Das Setting passt zum Weird Western. Dürre, trockene Landstriche mit vereinzelten Dörfern oder Weilern, karg und unwegsam. Dazu benötigt es auch gar nicht viele Landschaftsbeschreibungen, der Text strotzt die Umgebung nur so aus. Alles was dort passiert, was dort lebt, was spricht und stattfindet, zaubert ein perfektes Bild des Südens der USA, mitten unter Revolverhelden und Sheriffs. Die Menschen, die der Reverend trifft sind zumeist nicht die hellsten, wobei es auch hier Ausnahmen gibt, doch alle sind das harte Leben gewohnt.

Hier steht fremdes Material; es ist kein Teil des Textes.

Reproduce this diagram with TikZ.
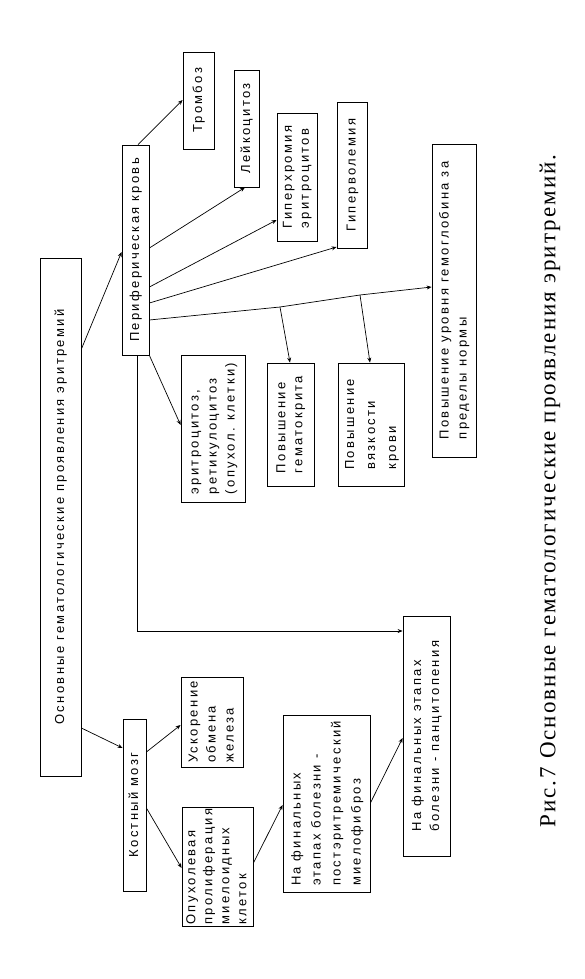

Der Reverend ist ein Revolverheld, wie er im Buche (!) steht: dunkel gekleidet, mit Pistole am Gurt und dem Flachmann in der Innentasche, einsam und eigenbrötlerisch, aber gerecht und auf der Suche nach dem Bösen. Das ist sein Auftrag, der Auftrag, den Gott ihm erteilt hat. Was in der Bibel so steht, damit kann er nun nicht so viel anfangen, doch dabei hat er immer eine – ein äußerst wirksames Mittel gegen böse Mächte.
So trifft er nicht nur auf Untote, sondern in den folgenden Geschichten auch auf Kobolde, Gespenster, Ghule und Zombies, aber auch auf Werwölfe. Sind für die einen Waffen völlig ausreichend, sind für den nächsten Waffen völlig untauglich und der Reverend muss sich eine andere Möglichkeit überlegen, um die Geschöpfe der Unterwelt wieder dorthin zu befördern. Mag es für den Reverend eine anstrengende Arbeit sein, die ihm kaum jemand dankt, kommt er doch immerhin mit dem Leben davon, entgegen der meisten anderen Figuren, welche die Geschichten bevölkern.
Unheimlich spannend und unterhaltsam sind die fünf Geschichten über den ungewöhnlichen Reverend, zu etwas besonderem macht sie dann noch Lansdales Schreibe. Mag sie auf der einen Seite einfach und derbe sein, was besonders in diesem Weird Western zu den meisten Figuren hervorragend passt und den Zeitgeist trifft, ist sie andererseits immer mit einem Augenzwinkern versehen und hustet einem ein heiseres, Whisky-getränktes Lachen ins Gesicht. Man merkt ganz einfach, dass der Autor einen irrsinnigen Spaß hatte, diese Geschichten zu schreiben – und als Leser darf man daran aber sowas wie von teilhaben. Wer den Autor noch nicht kennt, sollte unbedingt mal in eines seiner Bücher reinlesen. Für wen Weird Western nichts ist, der kann noch zwischen Western, Horror oder Krimi wählen – ich bin jedenfalls sicher, dass jeder etwas Passendes bei Lansdale finden kann!
Fazit:
Lansdale ist wie immer in hervorragender Form, ganz egal welches Genre es ihm gerade angetan hat. Die fünf Geschichten um den gegen das Böse kämpfenden Reverend sind gruselig, fesselnd und lassen einen das Buch nicht mehr aus der Hand legen. Wer hätte gedacht, dass ich mal ein Fan von Weird Western werde? Aber Lansdale vermag dieses Wunder zu vollbringen.